Cross-domain sequential recommendation base on Fourier transform and contrastive variational augmentation

Cross-Domain Sequential Recommendation (CDSR) aims to predict users' future interaction behaviors based on their historical interaction sequences across multiple domains, with the main challenge being how to efficiently jointly learn user preferences across single and cross domains. Previous studies failed to simulate varied user preferences across domains and learned only single-domain user preferences through intra-sequence item interactions. Simultaneously, on the one hand, performance is negatively impacted, and the recommendation rendered ineffective due to the high noise in cross-domain sequences; on the other hand, data are distributed unevenly across various domains, which can easily result in a negative migration problem.

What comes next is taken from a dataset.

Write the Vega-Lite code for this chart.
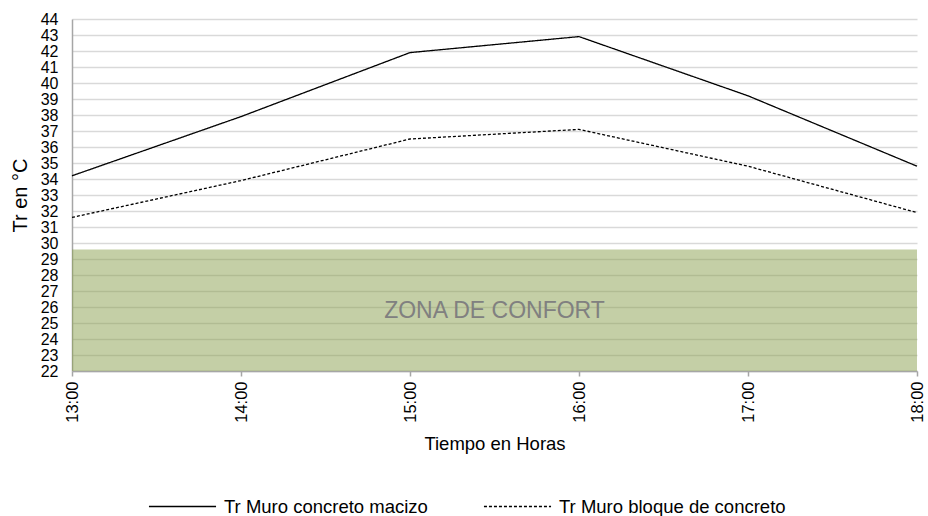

To solve the aforementioned challenges, this thesis develops our model FTCVA: Cross Domain sequential recommendation based on Fourier Transform and Contrastive Variational Augmentation. Specifically, we employ graph neural networks to mine item synergies between sequences while filtering single-domain and cross-domain noise using a Fourier transform-based frequency domain filter; then, we utilize an attentional encoder to capture item relationships within sequences and learn unbiased representations using a variational augmentation strategy to alleviate data sparsity and negative migration issues. By optimizing mutual information, a cross-domain contrast information maximization technique is also utilized to enhance the correlation between single-domain and cross-domain user representations. The experimental results obtained on three cross-domain recommendation datasets demonstrate that the proposed FTCVA outperforms a number of recent cross-domain recommendation models, with an average improvement of up to 29% across all metrics for the Movie-Book dataset.